Volunteer Recruitment is down

  • 30 Oct 2017 1:56 PM
    Message # 5454551
    Carol Biagini (Administrator)

    Looking to see if my colleagues are experiencing a downward trend in volunteer recruitment?  Laws changed regarding earnings (see below).  Now that those who reach Social Security retirement age can collect Social Security and remain in the workforce.

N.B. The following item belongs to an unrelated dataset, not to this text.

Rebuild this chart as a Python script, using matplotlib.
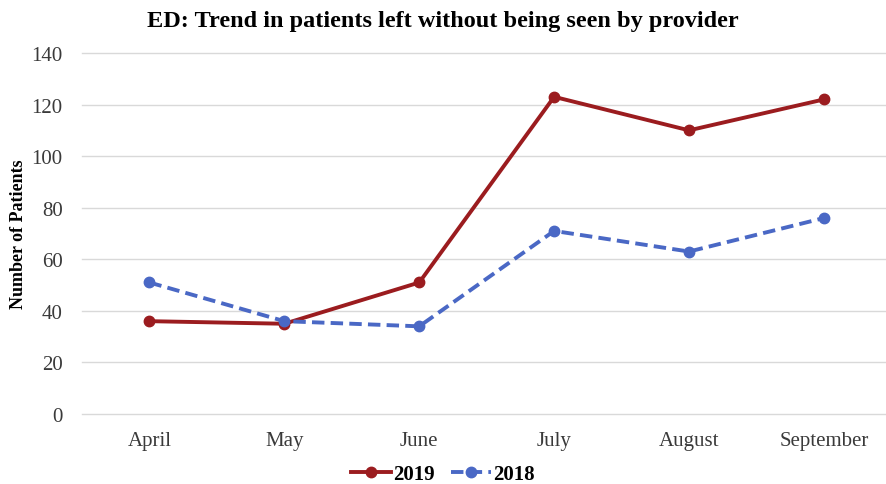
import matplotlib
matplotlib.use("Agg")
import matplotlib.pyplot as plt

months = ["April", "May", "June", "July", "August", "September"]
y2019 = [36, 35, 51, 123, 110, 122]
y2018 = [51, 36, 34, 71, 63, 76]
yticks = [0, 20, 40, 60, 80, 100, 120, 140]

plt.rcParams['font.family'] = ['Liberation Serif', 'DejaVu Serif']

fig = plt.figure(figsize=(8.86, 4.85), dpi=100)
ax = fig.add_axes([82/886, 1 - 415/485, 1 - 82/886, 361/485])

x = list(range(len(months)))
ax.plot(x, y2019, color='#9b1c1f', lw=2.8, marker='o', ms=7.5, label='2019', zorder=3)
ax.plot(x, y2018, color='#4a68c5', lw=2.8, ls=(0, (3.2, 1.6)), marker='o', ms=7.5, label='2018', zorder=3)

ax.set_xlim(-0.5, 5.46)
ax.set_ylim(0, 140)
ax.set_yticks(yticks)
ax.set_xticks(x)
ax.set_xticklabels(months)
ax.tick_params(axis='both', length=0, labelsize=15, colors='#3a3a3a')
ax.tick_params(axis='x', pad=12)
ax.tick_params(axis='y', pad=14)
ax.grid(axis='y', color='#d9d9d9', lw=1)
for gl in ax.get_ygridlines():
    gl.set_clip_on(False)
ax.set_axisbelow(True)
for s in ax.spines.values():
    s.set_visible(False)

ax.set_ylabel("Number of Patients", fontsize=13, fontweight='bold', labelpad=3)
fig.suptitle("ED: Trend in patients left without being seen by provider",
             fontsize=17.5, fontweight='bold', x=0.5, y=1 - 21/485, va='center')

fig.legend(loc='center', bbox_to_anchor=(0.5, 10/485), ncol=2, frameon=False,
           handlelength=1.9, columnspacing=0.8, handletextpad=0.1,
           prop={'weight': 'bold', 'size': 15})

fig.savefig("out.png", dpi=100)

    "Retirees who turn 66 in 2015 can earn $41,880 before one benefit dollar is withheld for each $3 earned above the limit. However, after you reach your full retirement age, there is no limit on earnings, and Social Security payments are recalculated to factor in the temporarily withheld benefits. "If you are 66 or older, now you can work full time and collect Social Security benefits," Palmer says. "It's meant to put much more emphases on work incentives for people to both be able to collect Social Security and still be able to work at least part time."

    Your insight is most appreciated.

  • 31 Oct 2017 9:31 AM
    Reply # 5466329 on 5454551

    Yes, we are also noticing a downward trend in volunteers signing up.  Our baby boomers are in the "sandwich generation" - keeping grandkids, taking care of elder parents and sometimes both!  We have had some volunteers quit and go back to work (on some occasions, our hospital has hired them!).  Also, we are having more volunteers coming in that "don't want a permanent schedule" they want to come and go as they please.  The majority of our areas are not designed that way, but a few are. 

  • 31 Oct 2017 9:42 AM
    Reply # 5466445 on 5454551

    I'm living proof that we are working!  I have been collecting full SS for the past 10 years.  Yipee!!

    Seriously though, our prospective volunteers are looking for work.  They are mostly women in their sixties who either never worked or are out of work.  The fifty year olds are a two salary family.  How else do they get to do everything they want or need?  The question is...what can we do and how do we change to accommodate the younger generation of volunteers?

  • 06 Nov 2017 4:07 PM
    Reply # 5565480 on 5454551

    Our numbers are down here at Floyd Medical Center in GA.  People who have retired are traveling or keeping grandchildren.   Everyone else is working or looking for work.   

  • 07 Nov 2017 10:49 AM
    Reply # 5574103 on 5454551

    I have been thinking about this a good bit.  Our numbers are down less than 1% for this year over last right now.  My question is are people not interested, or is it because of lifestyle changes our model is out of date.

    Seems everyone's life is more hectic now than it has ever been.  Many of those in the traditional volunteer age are either taking care of elderly parents or raising grandchildren as their own.

    So maybe it is our model of expecting someone to commit to 3/4 hours on the same day of the week for a period of time that is the issue.  While we haven't taken action yet, it might be more about you are now trained to do this task for us, here is the schedule, you can sign yourself up to come in whenever there is an opening and you are available.

    This would be a huge undertaking of retraining our way of thinking, retraining the departments who use volunteers and volunteers themselves.  It truly throws the concept that most of us use on edge.

    Some of us are allowing some self scheduling now, but not to this extent.



  • 07 Nov 2017 10:57 AM
    Reply # 5574110 on 5454551

    We're located in a market area where we compete with a major children's hospital as well as other hospitals who have a strong pull because of the hospital's brand. As a result, our volunteers have traditionally not been the traditional volunteer because we've tried to focus on matching the volunteer recruited to the brand and service line.

    I use senior programs aimed at retraining and education, specialty groups of course colleges/high schools, and also any niche program I can find. 

    We don't look traditional, but we have a steady stream of volunteers.